SUPPLIED DATA
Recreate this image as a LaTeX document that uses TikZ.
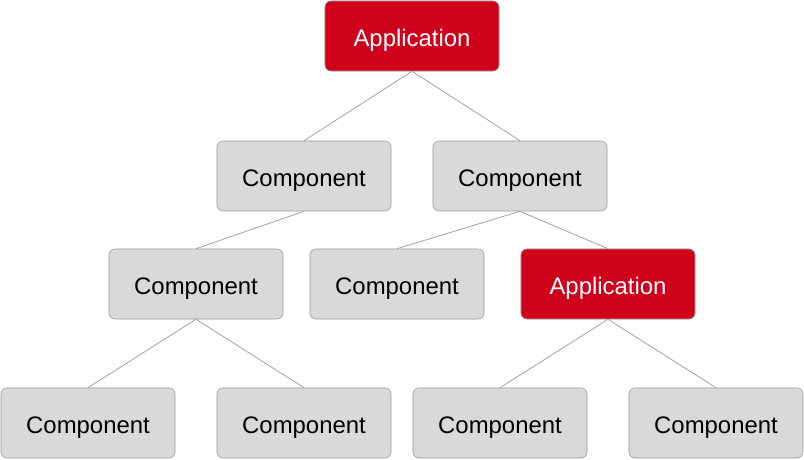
\documentclass[tikz,border=0pt]{standalone}
\usepackage{fontspec}
\setmainfont{Liberation Sans}
\definecolor{boxgray}{HTML}{D9D9D9}
\definecolor{appred}{HTML}{D0021B}
\definecolor{linegray}{HTML}{A6A6A6}
\tikzset{
    comp/.style={draw=black!40, fill=boxgray, rounded corners=0.15cm, minimum width=4.35cm, minimum height=1.75cm, text height=15.3pt, text depth=0pt, font=\fontsize{17}{20}\selectfont},
    app/.style={comp, fill=appred, text=white},
    link/.style={draw=linegray, line width=0.6pt}
}
\begin{document}
\begin{tikzpicture}[x=0.025cm, y=-0.025cm]
        \useasboundingbox (0,0) rectangle (804,460);
        \node[app] (app) at (412,36) {Application};
        \node[comp] (c1) at (304,176) {Component};
        \node[comp] (c2) at (520,176) {Component};
        \node[comp] (c3) at (196,284) {Component};
        \node[comp] (c4) at (397,284) {Component};
        \node[app] (app2) at (608,284) {Application};
        \node[comp] (c5) at (88,423) {Component};
        \node[comp] (c6) at (304,423) {Component};
        \node[comp] (c7) at (500,423) {Component};
        \node[comp] (c8) at (716,423) {Component};
        \foreach \p/\c in {app/c1,app/c2,c1/c3,c2/c4,c2/app2,c3/c5,c3/c6,app2/c7,app2/c8}
            \draw[link] (\p.south) -- (\c.north);
    \end{tikzpicture}
\end{document}
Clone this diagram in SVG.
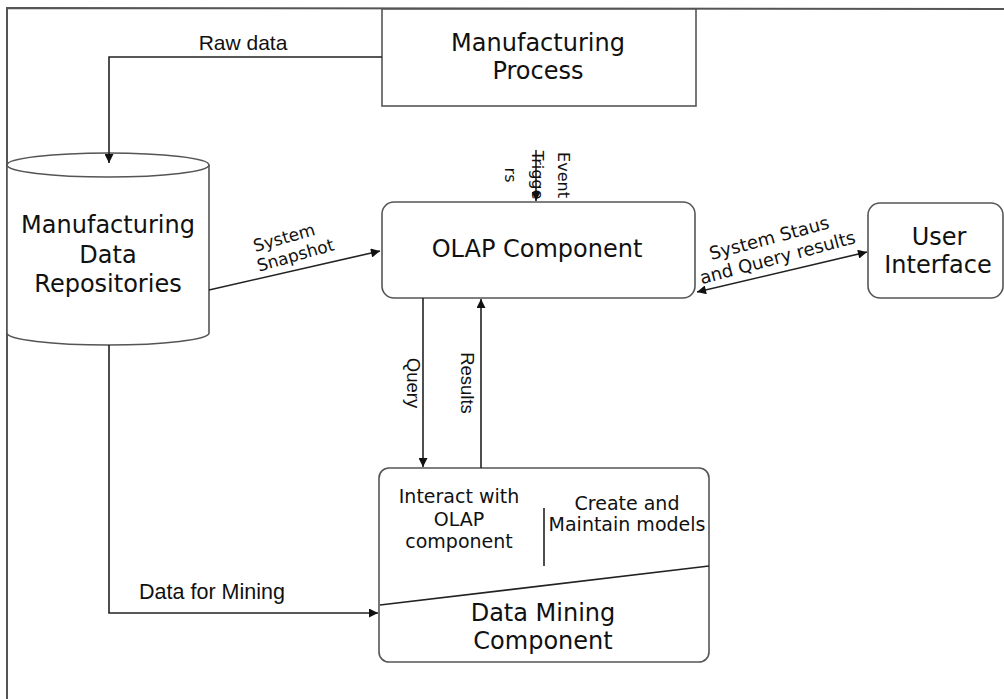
<svg xmlns="http://www.w3.org/2000/svg" width="1004" height="699" viewBox="0 0 1004 699">
<style>
.box{fill:#fff;stroke:#555;stroke-width:1.6}
.frame{fill:none;stroke:#555;stroke-width:2}
.ln{fill:none;stroke:#222;stroke-width:1.6}
.t{font-family:"DejaVu Sans",Verdana,sans-serif;fill:#111;text-anchor:middle}
.big{font-size:24px}
.mid{font-size:19px}
.sm{font-size:16px}
.lab{font-family:"Liberation Sans",Arial,sans-serif;fill:#111;text-anchor:middle}
</style>
<defs>
<marker id="arr" viewBox="0 0 10 10" refX="10" refY="5" markerWidth="11" markerHeight="9" markerUnits="userSpaceOnUse" orient="auto-start-reverse">
<path d="M0,0 L10,5 L0,10 z" fill="#111"/>
</marker>
</defs>
<rect width="1004" height="699" fill="#fff"/>
<g id="frame">
<path class="frame" d="M7,699 L7,8 L1004,9"/>
</g>
<g id="manufacturing-process">
<rect class="box" x="382" y="9" width="314" height="97"/>
<text class="t big" x="538" y="51">Manufacturing</text>
<text class="t big" x="538" y="79">Process</text>
</g>
<g id="repositories">
<path class="box" d="M7,165 L7,333 A101,12 0 0 0 209,333 L209,165"/>
<ellipse class="box" cx="108" cy="165" rx="101" ry="12"/>
<text class="t big" x="108" y="233">Manufacturing</text>
<text class="t big" x="108" y="263">Data</text>
<text class="t big" x="108" y="292">Repositories</text>
</g>
<g id="olap">
<rect class="box" x="382" y="202" width="313" height="96" rx="12"/>
<text class="t big" x="537" y="257">OLAP Component</text>
</g>
<g id="user-interface">
<rect class="box" x="868" y="203" width="135" height="95" rx="12"/>
<text class="t big" x="939" y="245">User</text>
<text class="t big" x="938" y="273">Interface</text>
</g>
<g id="data-mining">
<rect class="box" x="379" y="468" width="330" height="194" rx="10"/>
<path class="ln" d="M380,605 L709,566"/>
<path class="ln" d="M544,508 L544,566" stroke-width="2"/>
<text class="t mid" x="459" y="503">Interact with</text>
<text class="t mid" x="459" y="526">OLAP</text>
<text class="t mid" x="459" y="548">component</text>
<text class="t mid" x="627" y="510">Create and</text>
<text class="t mid" x="627" y="531">Maintain models</text>
<text class="t big" x="543" y="621">Data Mining</text>
<text class="t big" x="543" y="649">Component</text>
</g>
<g id="connectors">
<path class="ln" d="M382,57 L109,57 L109,163" marker-end="url(#arr)"/>
<text class="lab" font-size="21" x="243" y="50">Raw data</text>
<path class="ln" d="M209,290 L380,251" marker-end="url(#arr)"/>
<g transform="translate(288,251) rotate(-16)">
<text class="t" font-size="17" x="0" y="-8">System</text>
<text class="t" font-size="17" x="6" y="12">Snapshot</text>
</g>
<path class="ln" d="M697,292 L867,252" marker-start="url(#arr)" marker-end="url(#arr)"/>
<g transform="translate(776,252) rotate(-15)">
<text class="t" font-size="18" x="-3" y="-9">System Staus</text>
<text class="t" font-size="18" x="0" y="12">and Query results</text>
</g>
<path class="ln" d="M536,150 L536,201" marker-end="url(#arr)"/>
<g transform="translate(0,175)">
<text class="t sm" transform="translate(558,0) rotate(90)">Event</text>
<text class="t sm" transform="translate(532,0) rotate(90)">Trigge</text>
<text class="t sm" transform="translate(505,0) rotate(90)">rs</text>
</g>
<path class="ln" d="M423,298 L423,467" marker-end="url(#arr)"/>
<text class="lab" font-size="18.5" transform="translate(407,383) rotate(90)">Query</text>
<path class="ln" d="M481,468 L481,299" marker-end="url(#arr)"/>
<text class="lab" font-size="18.5" transform="translate(461,383) rotate(90)">Results</text>
<path class="ln" d="M109,345 L109,613 L378,613" marker-end="url(#arr)"/>
<text class="lab" font-size="21.5" x="212" y="599">Data for Mining</text>
</g>
</svg>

GOAL
Each record must be quoted in full and exactly. Do not include the pictures.

RESULT OF THE EXERCISE
Recreate this image as a LaTeX document that uses TikZ.
\documentclass[tikz,border=0pt]{standalone}
\usepackage{fontspec}
\setmainfont{Liberation Sans}
\definecolor{boxgray}{HTML}{D9D9D9}
\definecolor{appred}{HTML}{D0021B}
\definecolor{linegray}{HTML}{A6A6A6}
\tikzset{
    comp/.style={draw=black!40, fill=boxgray, rounded corners=0.15cm, minimum width=4.35cm, minimum height=1.75cm, text height=15.3pt, text depth=0pt, font=\fontsize{17}{20}\selectfont},
    app/.style={comp, fill=appred, text=white},
    link/.style={draw=linegray, line width=0.6pt}
}
\begin{document}
\begin{tikzpicture}[x=0.025cm, y=-0.025cm]
        \useasboundingbox (0,0) rectangle (804,460);
        \node[app] (app) at (412,36) {Application};
        \node[comp] (c1) at (304,176) {Component};
        \node[comp] (c2) at (520,176) {Component};
        \node[comp] (c3) at (196,284) {Component};
        \node[comp] (c4) at (397,284) {Component};
        \node[app] (app2) at (608,284) {Application};
        \node[comp] (c5) at (88,423) {Component};
        \node[comp] (c6) at (304,423) {Component};
        \node[comp] (c7) at (500,423) {Component};
        \node[comp] (c8) at (716,423) {Component};
        \foreach \p/\c in {app/c1,app/c2,c1/c3,c2/c4,c2/app2,c3/c5,c3/c6,app2/c7,app2/c8}
            \draw[link] (\p.south) -- (\c.north);
    \end{tikzpicture}
\end{document}
Clone this diagram in SVG.
<svg xmlns="http://www.w3.org/2000/svg" width="1004" height="699" viewBox="0 0 1004 699">
<style>
.box{fill:#fff;stroke:#555;stroke-width:1.6}
.frame{fill:none;stroke:#555;stroke-width:2}
.ln{fill:none;stroke:#222;stroke-width:1.6}
.t{font-family:"DejaVu Sans",Verdana,sans-serif;fill:#111;text-anchor:middle}
.big{font-size:24px}
.mid{font-size:19px}
.sm{font-size:16px}
.lab{font-family:"Liberation Sans",Arial,sans-serif;fill:#111;text-anchor:middle}
</style>
<defs>
<marker id="arr" viewBox="0 0 10 10" refX="10" refY="5" markerWidth="11" markerHeight="9" markerUnits="userSpaceOnUse" orient="auto-start-reverse">
<path d="M0,0 L10,5 L0,10 z" fill="#111"/>
</marker>
</defs>
<rect width="1004" height="699" fill="#fff"/>
<g id="frame">
<path class="frame" d="M7,699 L7,8 L1004,9"/>
</g>
<g id="manufacturing-process">
<rect class="box" x="382" y="9" width="314" height="97"/>
<text class="t big" x="538" y="51">Manufacturing</text>
<text class="t big" x="538" y="79">Process</text>
</g>
<g id="repositories">
<path class="box" d="M7,165 L7,333 A101,12 0 0 0 209,333 L209,165"/>
<ellipse class="box" cx="108" cy="165" rx="101" ry="12"/>
<text class="t big" x="108" y="233">Manufacturing</text>
<text class="t big" x="108" y="263">Data</text>
<text class="t big" x="108" y="292">Repositories</text>
</g>
<g id="olap">
<rect class="box" x="382" y="202" width="313" height="96" rx="12"/>
<text class="t big" x="537" y="257">OLAP Component</text>
</g>
<g id="user-interface">
<rect class="box" x="868" y="203" width="135" height="95" rx="12"/>
<text class="t big" x="939" y="245">User</text>
<text class="t big" x="938" y="273">Interface</text>
</g>
<g id="data-mining">
<rect class="box" x="379" y="468" width="330" height="194" rx="10"/>
<path class="ln" d="M380,605 L709,566"/>
<path class="ln" d="M544,508 L544,566" stroke-width="2"/>
<text class="t mid" x="459" y="503">Interact with</text>
<text class="t mid" x="459" y="526">OLAP</text>
<text class="t mid" x="459" y="548">component</text>
<text class="t mid" x="627" y="510">Create and</text>
<text class="t mid" x="627" y="531">Maintain models</text>
<text class="t big" x="543" y="621">Data Mining</text>
<text class="t big" x="543" y="649">Component</text>
</g>
<g id="connectors">
<path class="ln" d="M382,57 L109,57 L109,163" marker-end="url(#arr)"/>
<text class="lab" font-size="21" x="243" y="50">Raw data</text>
<path class="ln" d="M209,290 L380,251" marker-end="url(#arr)"/>
<g transform="translate(288,251) rotate(-16)">
<text class="t" font-size="17" x="0" y="-8">System</text>
<text class="t" font-size="17" x="6" y="12">Snapshot</text>
</g>
<path class="ln" d="M697,292 L867,252" marker-start="url(#arr)" marker-end="url(#arr)"/>
<g transform="translate(776,252) rotate(-15)">
<text class="t" font-size="18" x="-3" y="-9">System Staus</text>
<text class="t" font-size="18" x="0" y="12">and Query results</text>
</g>
<path class="ln" d="M536,150 L536,201" marker-end="url(#arr)"/>
<g transform="translate(0,175)">
<text class="t sm" transform="translate(558,0) rotate(90)">Event</text>
<text class="t sm" transform="translate(532,0) rotate(90)">Trigge</text>
<text class="t sm" transform="translate(505,0) rotate(90)">rs</text>
</g>
<path class="ln" d="M423,298 L423,467" marker-end="url(#arr)"/>
<text class="lab" font-size="18.5" transform="translate(407,383) rotate(90)">Query</text>
<path class="ln" d="M481,468 L481,299" marker-end="url(#arr)"/>
<text class="lab" font-size="18.5" transform="translate(461,383) rotate(90)">Results</text>
<path class="ln" d="M109,345 L109,613 L378,613" marker-end="url(#arr)"/>
<text class="lab" font-size="21.5" x="212" y="599">Data for Mining</text>
</g>
</svg>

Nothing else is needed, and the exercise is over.